┌─ Dataset extract
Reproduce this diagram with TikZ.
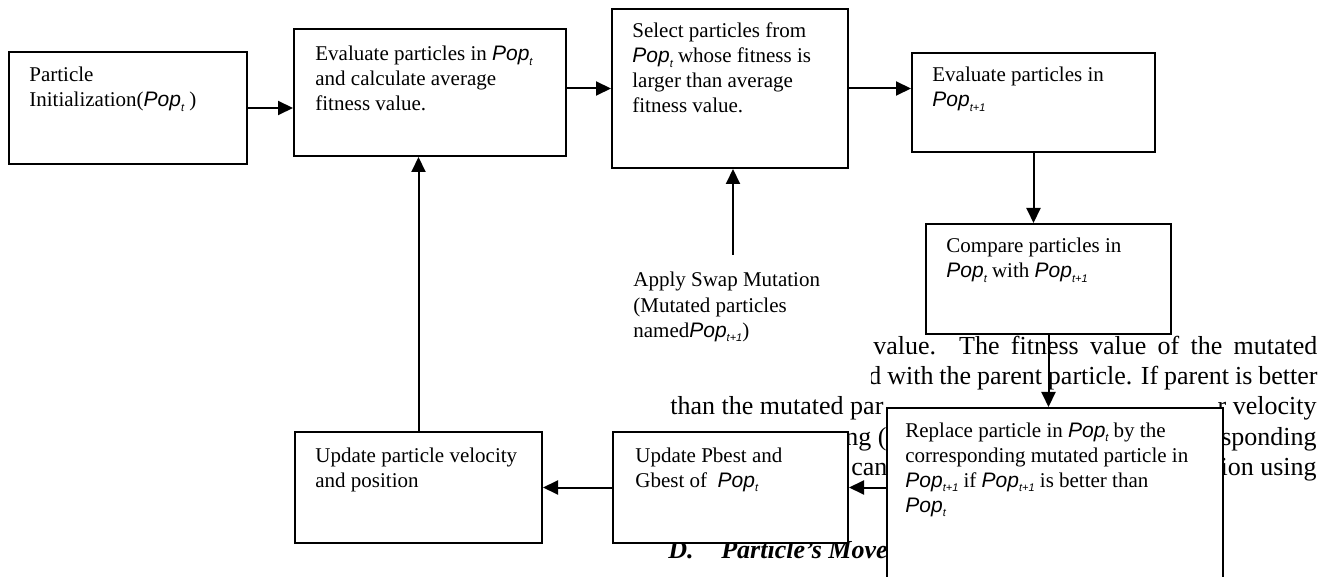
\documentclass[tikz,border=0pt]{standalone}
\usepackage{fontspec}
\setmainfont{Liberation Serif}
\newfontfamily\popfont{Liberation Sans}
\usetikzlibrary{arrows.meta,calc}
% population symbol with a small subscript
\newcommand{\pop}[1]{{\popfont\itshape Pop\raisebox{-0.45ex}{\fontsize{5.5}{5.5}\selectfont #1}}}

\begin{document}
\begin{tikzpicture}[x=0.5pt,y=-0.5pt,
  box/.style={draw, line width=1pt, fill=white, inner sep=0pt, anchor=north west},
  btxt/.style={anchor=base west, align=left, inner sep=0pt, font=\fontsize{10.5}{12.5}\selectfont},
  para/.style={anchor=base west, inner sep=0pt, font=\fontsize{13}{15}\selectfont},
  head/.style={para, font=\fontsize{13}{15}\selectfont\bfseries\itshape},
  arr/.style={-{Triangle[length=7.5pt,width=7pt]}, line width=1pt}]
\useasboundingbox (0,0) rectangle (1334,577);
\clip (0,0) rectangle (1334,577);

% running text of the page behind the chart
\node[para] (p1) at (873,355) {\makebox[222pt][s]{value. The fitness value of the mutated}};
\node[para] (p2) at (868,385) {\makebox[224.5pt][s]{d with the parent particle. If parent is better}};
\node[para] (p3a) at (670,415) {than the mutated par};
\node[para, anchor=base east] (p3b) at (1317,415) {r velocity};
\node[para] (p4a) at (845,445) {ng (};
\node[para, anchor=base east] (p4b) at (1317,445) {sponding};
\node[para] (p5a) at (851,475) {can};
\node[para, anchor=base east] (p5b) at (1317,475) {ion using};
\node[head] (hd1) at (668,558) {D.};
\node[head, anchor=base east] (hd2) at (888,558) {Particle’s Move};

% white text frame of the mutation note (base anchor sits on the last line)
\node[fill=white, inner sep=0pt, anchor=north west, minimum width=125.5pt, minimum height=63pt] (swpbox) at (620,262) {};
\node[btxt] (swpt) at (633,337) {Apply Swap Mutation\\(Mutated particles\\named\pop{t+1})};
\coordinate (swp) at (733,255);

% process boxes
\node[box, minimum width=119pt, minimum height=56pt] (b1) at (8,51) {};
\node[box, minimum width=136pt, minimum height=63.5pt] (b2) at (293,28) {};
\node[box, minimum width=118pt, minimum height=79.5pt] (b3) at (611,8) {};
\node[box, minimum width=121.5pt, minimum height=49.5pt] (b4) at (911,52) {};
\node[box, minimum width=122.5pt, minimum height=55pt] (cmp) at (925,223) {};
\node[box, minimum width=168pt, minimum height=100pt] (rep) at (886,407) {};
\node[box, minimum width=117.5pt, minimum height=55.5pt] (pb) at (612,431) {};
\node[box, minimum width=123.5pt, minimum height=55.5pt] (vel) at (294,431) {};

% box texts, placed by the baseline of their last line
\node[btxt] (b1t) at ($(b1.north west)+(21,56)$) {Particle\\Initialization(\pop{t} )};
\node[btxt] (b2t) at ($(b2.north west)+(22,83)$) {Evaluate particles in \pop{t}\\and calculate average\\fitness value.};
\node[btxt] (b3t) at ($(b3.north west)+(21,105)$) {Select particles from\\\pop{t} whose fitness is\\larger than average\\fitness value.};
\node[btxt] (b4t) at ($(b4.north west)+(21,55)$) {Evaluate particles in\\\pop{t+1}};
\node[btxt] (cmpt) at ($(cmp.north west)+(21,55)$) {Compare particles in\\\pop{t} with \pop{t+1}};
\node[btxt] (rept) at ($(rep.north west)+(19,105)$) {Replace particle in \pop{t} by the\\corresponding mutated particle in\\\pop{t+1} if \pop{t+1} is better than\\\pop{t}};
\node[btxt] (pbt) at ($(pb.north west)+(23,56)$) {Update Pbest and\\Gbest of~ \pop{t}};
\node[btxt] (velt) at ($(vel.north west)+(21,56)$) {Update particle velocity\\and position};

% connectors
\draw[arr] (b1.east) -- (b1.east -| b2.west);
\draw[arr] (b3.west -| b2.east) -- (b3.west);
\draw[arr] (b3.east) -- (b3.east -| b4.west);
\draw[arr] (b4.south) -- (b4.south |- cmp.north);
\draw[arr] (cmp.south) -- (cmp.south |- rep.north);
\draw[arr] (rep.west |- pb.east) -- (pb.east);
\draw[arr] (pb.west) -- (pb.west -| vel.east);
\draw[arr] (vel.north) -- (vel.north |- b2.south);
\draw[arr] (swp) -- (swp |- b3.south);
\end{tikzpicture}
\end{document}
└─
### Task
Take the lines from the start of the material to the line with "anchor=base east] (hd2)", both included, and transcribe them exactly without the pictures.

### Response to the exercise
Reproduce this diagram with TikZ.
\documentclass[tikz,border=0pt]{standalone}
\usepackage{fontspec}
\setmainfont{Liberation Serif}
\newfontfamily\popfont{Liberation Sans}
\usetikzlibrary{arrows.meta,calc}
% population symbol with a small subscript
\newcommand{\pop}[1]{{\popfont\itshape Pop\raisebox{-0.45ex}{\fontsize{5.5}{5.5}\selectfont #1}}}

\begin{document}
\begin{tikzpicture}[x=0.5pt,y=-0.5pt,
  box/.style={draw, line width=1pt, fill=white, inner sep=0pt, anchor=north west},
  btxt/.style={anchor=base west, align=left, inner sep=0pt, font=\fontsize{10.5}{12.5}\selectfont},
  para/.style={anchor=base west, inner sep=0pt, font=\fontsize{13}{15}\selectfont},
  head/.style={para, font=\fontsize{13}{15}\selectfont\bfseries\itshape},
  arr/.style={-{Triangle[length=7.5pt,width=7pt]}, line width=1pt}]
\useasboundingbox (0,0) rectangle (1334,577);
\clip (0,0) rectangle (1334,577);

% running text of the page behind the chart
\node[para] (p1) at (873,355) {\makebox[222pt][s]{value. The fitness value of the mutated}};
\node[para] (p2) at (868,385) {\makebox[224.5pt][s]{d with the parent particle. If parent is better}};
\node[para] (p3a) at (670,415) {than the mutated par};
\node[para, anchor=base east] (p3b) at (1317,415) {r velocity};
\node[para] (p4a) at (845,445) {ng (};
\node[para, anchor=base east] (p4b) at (1317,445) {sponding};
\node[para] (p5a) at (851,475) {can};
\node[para, anchor=base east] (p5b) at (1317,475) {ion using};
\node[head] (hd1) at (668,558) {D.};
\node[head, anchor=base east] (hd2) at (888,558) {Particle’s Move};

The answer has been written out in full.